Se l’essere umano è animale politico, come lo definì Aristotele, occorre denominare animale politico italico la sottospecie che prospera nel nostro Paese, e che esprime le sue caratteristiche più ammirevoli nella Classe Politica o Casta. L’animale politico italico ha come sua caratteristica fondamentale la cura attenta della prole, che esso alleva e protegge dalla nascita all’età adulta, predisponendo con tutte le energie l’ambiente e le relazioni con i cospecifici in modo che la prole stessa possa prosperare, e quindi riprodursi a sua volta con successo.

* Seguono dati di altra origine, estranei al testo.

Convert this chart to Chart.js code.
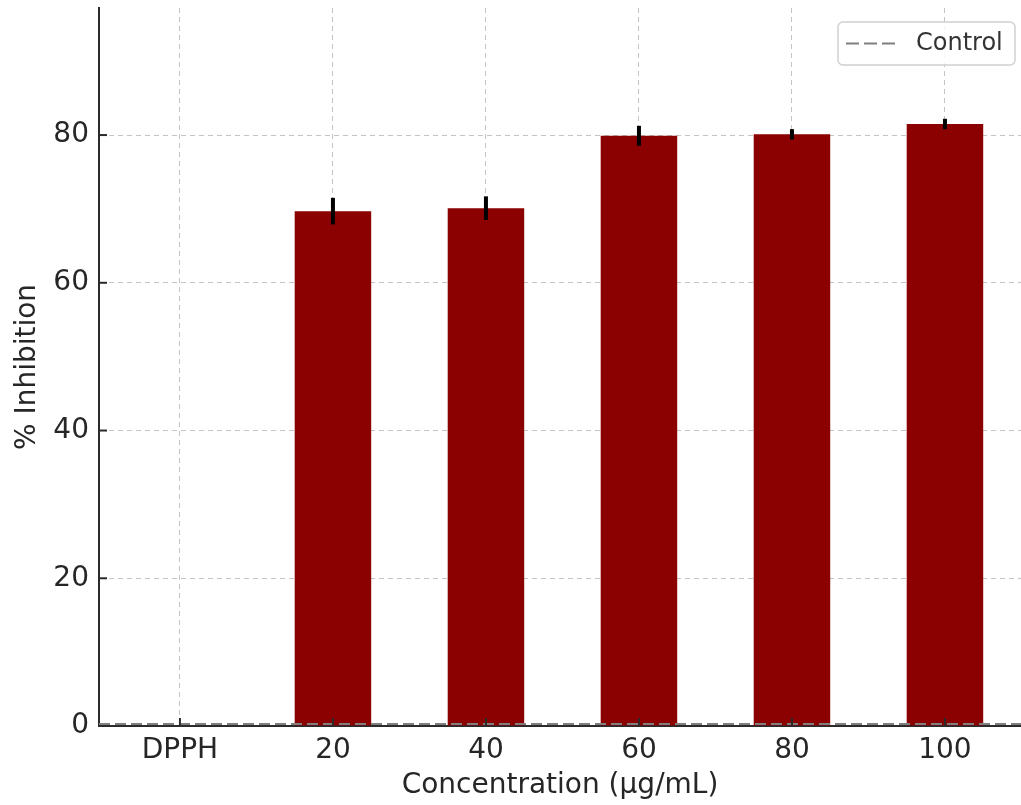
<!DOCTYPE html>
<html lang="en">
<head>
  <meta charset="UTF-8">
  <title>% Inhibition</title>
  <script src="https://cdn.jsdelivr.net/npm/chart.js"></script>
  <style>
    html, body { margin: 0; padding: 0; background: #fff; }
    canvas { display: block; }
  </style>
</head>
<body>
<canvas id="inhChart" width="1021" height="805"></canvas>

<script>
// values
const categories = ['DPPH', '20', '40', '60', '80', '100'];
const inhibition = [0, 69.7, 70.1, 79.9, 80.1, 81.5];
const errors = [0, 1.8, 1.6, 1.35, 0.7, 0.7];
const controlValue = 0;
const yTicks = [0, 20, 40, 60, 80];

const font = 'DejaVu Sans';
const axisColor = '#2b2b2b';

// error bars, control line, inward ticks and legend box
const extras = {
  id: 'extras',
  afterDraw(chart) {
    const ctx = chart.ctx;
    const x = chart.scales.x, y = chart.scales.y;
    const area = chart.chartArea;

    ctx.save();
    // control line
    const yc = y.getPixelForValue(controlValue) - 2;
    ctx.strokeStyle = '#7f7f7f';
    ctx.lineWidth = 2;
    ctx.setLineDash([11, 5]);
    ctx.beginPath();
    ctx.moveTo(area.left, yc);
    ctx.lineTo(area.right, yc);
    ctx.stroke();
    ctx.setLineDash([]);

    // error bars
    ctx.strokeStyle = '#000';
    ctx.lineWidth = 4;
    categories.forEach((c, i) => {
      if (!errors[i]) return;
      const px = x.getPixelForValue(i);
      ctx.beginPath();
      ctx.moveTo(px, y.getPixelForValue(inhibition[i] - errors[i]));
      ctx.lineTo(px, y.getPixelForValue(inhibition[i] + errors[i]));
      ctx.stroke();
    });

    // inward tick marks
    ctx.strokeStyle = axisColor;
    ctx.lineWidth = 2;
    categories.forEach((c, i) => {
      const px = x.getPixelForValue(i);
      ctx.beginPath();
      ctx.moveTo(px, area.bottom);
      ctx.lineTo(px, area.bottom - 8);
      ctx.stroke();
    });
    yTicks.forEach(v => {
      const py = y.getPixelForValue(v);
      ctx.beginPath();
      ctx.moveTo(area.left, py);
      ctx.lineTo(area.left + 8, py);
      ctx.stroke();
    });

    // legend
    const lx = 838, ly = 22, lw = 177, lh = 43;
    ctx.fillStyle = 'rgba(255,255,255,0.85)';
    ctx.strokeStyle = '#d0d0d0';
    ctx.lineWidth = 1.5;
    ctx.beginPath();
    ctx.roundRect(lx, ly, lw, lh, 5);
    ctx.fill();
    ctx.stroke();
    ctx.strokeStyle = '#7f7f7f';
    ctx.lineWidth = 2;
    ctx.setLineDash([13, 5]);
    ctx.beginPath();
    ctx.moveTo(846, ly + lh / 2);
    ctx.lineTo(897, ly + lh / 2);
    ctx.stroke();
    ctx.setLineDash([]);
    ctx.fillStyle = '#333';
    ctx.font = '24px "' + font + '"';
    ctx.textBaseline = 'middle';
    ctx.fillText('Control', 916, ly + lh / 2);
    ctx.restore();
  }
};

new Chart(document.getElementById('inhChart'), {
  type: 'bar',
  data: {
    datasets: [{
      label: '% Inhibition',
      data: categories.map((c, i) => ({ x: i, y: inhibition[i] })),
      backgroundColor: '#8b0000',
      borderWidth: 0,
      barPercentage: 0.5,
      categoryPercentage: 1.0
    }]
  },
  options: {
    responsive: false,
    animation: false,
    devicePixelRatio: 1,
    layout: { padding: { top: 8, left: 0, right: 0, bottom: 0 } },
    plugins: {
      legend: { display: false },
      tooltip: { enabled: false }
    },
    scales: {
      x: {
        type: 'linear',
        min: -0.529,
        max: 5.497,
        offset: false,
        z: 1,
        afterFit: s => { s.height = 79; s.paddingLeft = 0; s.paddingRight = 0; },
        ticks: {
          stepSize: 1,
          includeBounds: false,
          autoSkip: false,
          maxRotation: 0,
          padding: 8,
          color: '#262626',
          font: { family: font, size: 28 },
          callback: v => categories[v]
        },
        grid: { offset: false, color: 'rgba(176,176,176,0.75)', lineWidth: 1, drawTicks: false },
        border: { display: true, color: axisColor, width: 2, dash: [5, 4] },
        title: {
          display: true,
          text: 'Concentration (µg/mL)',
          color: '#262626',
          font: { family: font, size: 28 },
          padding: { top: 0, bottom: 2 }
        }
      },
      y: {
        min: 0,
        max: 97.2,
        z: 1,
        afterFit: s => { s.width = 99; s.paddingTop = 0; s.paddingBottom = 0; },
        ticks: {
          stepSize: 20,
          includeBounds: false,
          padding: 10,
          color: '#262626',
          font: { family: font, size: 28 }
        },
        grid: { color: 'rgba(176,176,176,0.75)', lineWidth: 1, drawTicks: false },
        border: { display: true, color: axisColor, width: 2, dash: [5, 4] },
        title: {
          display: true,
          text: '% Inhibition',
          color: '#262626',
          font: { family: font, size: 28 },
          padding: { top: 11, bottom: 0 }
        }
      }
    }
  },
  plugins: [extras]
});
</script>
</body>
</html>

Alcuni esemplari di animale politico italico hanno più successo di altri, e riescono a inserire la loro prole, dotata di superiore capacità di sviluppo e grande precocità, in habitat favorevoli, ricchi di possibilità di alimentazione, già in età molto giovanile. Simile ai grandi primati in questo, l’animale politico italico vive in famiglie allargate o clan in cui esiste un maschio dominante alfa, e una gerarchia, dentro la quale i figli del maschio dominante alfa hanno le migliori possibilità di imporsi in futuro a propria volta come capi di clan.
All’interno del clan, il figlio del maschio dominante alfa è protetto dai membri subordinati del gruppo, che da questa protezione ricavano a loro volta vantaggi, come si vede in particolare nella spartizione del bottino. Infatti caratteristica fondamentale di questa sottospecie di animale politico è la grande voracità, che richiede la presenza sul territorio controllato dal gruppo di fonti di cibo abbondanti e rinnovabili. La sottospecie italica è anche molto rissosa, e pronta al conflitto con i gruppi che avverte come potenziali concorrenti. Quando due o più gruppi si vengono a trovare molto vicini in un territorio ricco di cibo, lo scontro è sempre inevitabile. A differenza di altri primati e anche di molte altre sottospecie di animale politico, l’ italico nei suoi combattimenti giunge raramente al contatto fisico diretto, e si serve essenzialmente del proprio sterco, che produce in grande quantità e lancia contro gli avversari. Quelli che colpiscono per primi e con maggior quantità di sterco gli avversari solitamente hanno la meglio.


Bellissima analisi
Ricordo che, in un’intervista di qualche anno fa sul “Corriere della Sera”, immediatamente successiva alla malattia che lo colpì, quando Aldo Cazzullo gli ricordò che suo figlio era con lui alla finestra, a Lugano, dove tenne il suo primo comizio da convalescente, Umberto Bossi rispose che lo aveva emozionato vederlo stringere il pugno e gridare: “Padania libera e indipendente”.
Bossi si esprimeva con lo spirito fiero e religioso di un rivoluzionario che stava sacrificando la sua vita per chissà quale nobile e sacra causa.
Ma Bossi non è Mazzini e non è nemmeno Cattaneo, e l’Italia non la vuole unire, ma spaccare. Di nobile e sacro poi, per il popolo leghista, non mi pare che ci sia stato, sino ad ora, molto di più del portafoglio.
Emozioni, slogan e pugni chiusi per un’entità, la Padania, che non è mai esistita sotto nessun cielo, sventolando una bandiera che è semplicemente quella dell’egoismo più selvaggio e dell’orgoglio etnico, se non addirittura tribale (connotati, per l’appunto, di un certo “animale italico”).
D’altra parte, i riferimenti culturali, alti, sono sempre gli stessi: e non vanno oltre i film di Martinelli e le canzoni di Battisti, che Bossi amava cantare mentre il figlio Renzo suonava il piano e la moglie la chitarra.
Mi pare che l’inno della Padania sia un coro verdiano…
E non mi pare che la cura della prole sia un tratto distintivo del padano: ad esempio, nel mondo dei media si vede uno stuolo di figli di giornalisti che fanno i giornalisti, ecc.